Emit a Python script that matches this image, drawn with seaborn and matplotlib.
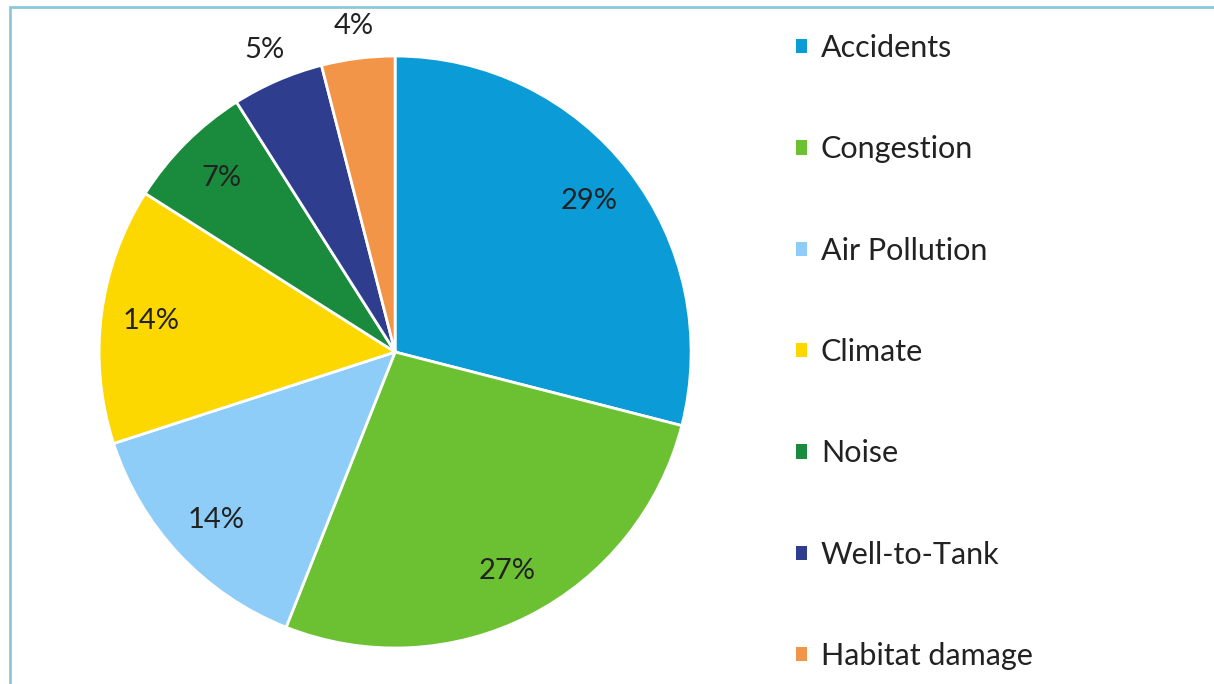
import numpy as np
import matplotlib
matplotlib.use("Agg")
import matplotlib.pyplot as plt
import seaborn as sns
from matplotlib.lines import Line2D
from matplotlib.patches import Rectangle

categories = ["Accidents", "Congestion", "Air Pollution", "Climate", "Noise", "Well-to-Tank", "Habitat damage"]
values = [29, 27, 14, 14, 7, 5, 4]
pct_labels = ["29%", "27%", "14%", "14%", "7%", "5%", "4%"]
colors = ["#0B9BD7", "#6CC133", "#8DCDF7", "#FDD700", "#1A8B3C", "#2F3D8F", "#F39548"]

sns.set_theme(style="white")
plt.rcParams['font.family'] = ['Lato', 'DejaVu Sans']

fig = plt.figure(figsize=(12.14, 6.84), dpi=100)
ax = fig.add_axes([0.0816, 0.0526, 0.4877, 0.8655])

wedges, _ = ax.pie(values, colors=colors, startangle=90, counterclock=False,
                   wedgeprops=dict(edgecolor="white", linewidth=2))
ax.set_xlim(-1, 1)
ax.set_ylim(-1, 1)
ax.set_aspect("equal")

for w, lab, v in zip(wedges, pct_labels, values):
    ang = np.deg2rad((w.theta1 + w.theta2) / 2)
    r = 0.83 if v > 6 else 1.11
    ax.text(r * np.cos(ang), r * np.sin(ang), lab, ha="center", va="center",
            fontsize=21, color="#222222", clip_on=False)

handles = [Rectangle((0, 0), 1, 1, facecolor=c, edgecolor="none") for c in colors]
leg = fig.legend(handles, categories, loc="upper left", bbox_to_anchor=(0.646, 0.968),
                 frameon=False, fontsize=22, handlelength=0.35, handleheight=0.35,
                 handletextpad=0.45, labelspacing=2.40, borderaxespad=0)
for t in leg.get_texts():
    t.set_color("#222222")

# frame lines (top and left)
fig.add_artist(Line2D([10/1214, 1], [1 - 7/684, 1 - 7/684], transform=fig.transFigure,
                      color="#8CC8DA", linewidth=2))
fig.add_artist(Line2D([10/1214, 10/1214], [0, 1 - 7/684], transform=fig.transFigure,
                      color="#8CC8DA", linewidth=2))

fig.savefig("out.png", dpi=100)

☆ ☆ ☆

## Given problem
Give all the lines above again, character for character, without pictures.

## Complete response
Emit a Python script that matches this image, drawn with seaborn and matplotlib.
import numpy as np
import matplotlib
matplotlib.use("Agg")
import matplotlib.pyplot as plt
import seaborn as sns
from matplotlib.lines import Line2D
from matplotlib.patches import Rectangle

categories = ["Accidents", "Congestion", "Air Pollution", "Climate", "Noise", "Well-to-Tank", "Habitat damage"]
values = [29, 27, 14, 14, 7, 5, 4]
pct_labels = ["29%", "27%", "14%", "14%", "7%", "5%", "4%"]
colors = ["#0B9BD7", "#6CC133", "#8DCDF7", "#FDD700", "#1A8B3C", "#2F3D8F", "#F39548"]

sns.set_theme(style="white")
plt.rcParams['font.family'] = ['Lato', 'DejaVu Sans']

fig = plt.figure(figsize=(12.14, 6.84), dpi=100)
ax = fig.add_axes([0.0816, 0.0526, 0.4877, 0.8655])

wedges, _ = ax.pie(values, colors=colors, startangle=90, counterclock=False,
                   wedgeprops=dict(edgecolor="white", linewidth=2))
ax.set_xlim(-1, 1)
ax.set_ylim(-1, 1)
ax.set_aspect("equal")

for w, lab, v in zip(wedges, pct_labels, values):
    ang = np.deg2rad((w.theta1 + w.theta2) / 2)
    r = 0.83 if v > 6 else 1.11
    ax.text(r * np.cos(ang), r * np.sin(ang), lab, ha="center", va="center",
            fontsize=21, color="#222222", clip_on=False)

handles = [Rectangle((0, 0), 1, 1, facecolor=c, edgecolor="none") for c in colors]
leg = fig.legend(handles, categories, loc="upper left", bbox_to_anchor=(0.646, 0.968),
                 frameon=False, fontsize=22, handlelength=0.35, handleheight=0.35,
                 handletextpad=0.45, labelspacing=2.40, borderaxespad=0)
for t in leg.get_texts():
    t.set_color("#222222")

# frame lines (top and left)
fig.add_artist(Line2D([10/1214, 1], [1 - 7/684, 1 - 7/684], transform=fig.transFigure,
                      color="#8CC8DA", linewidth=2))
fig.add_artist(Line2D([10/1214, 10/1214], [0, 1 - 7/684], transform=fig.transFigure,
                      color="#8CC8DA", linewidth=2))

fig.savefig("out.png", dpi=100)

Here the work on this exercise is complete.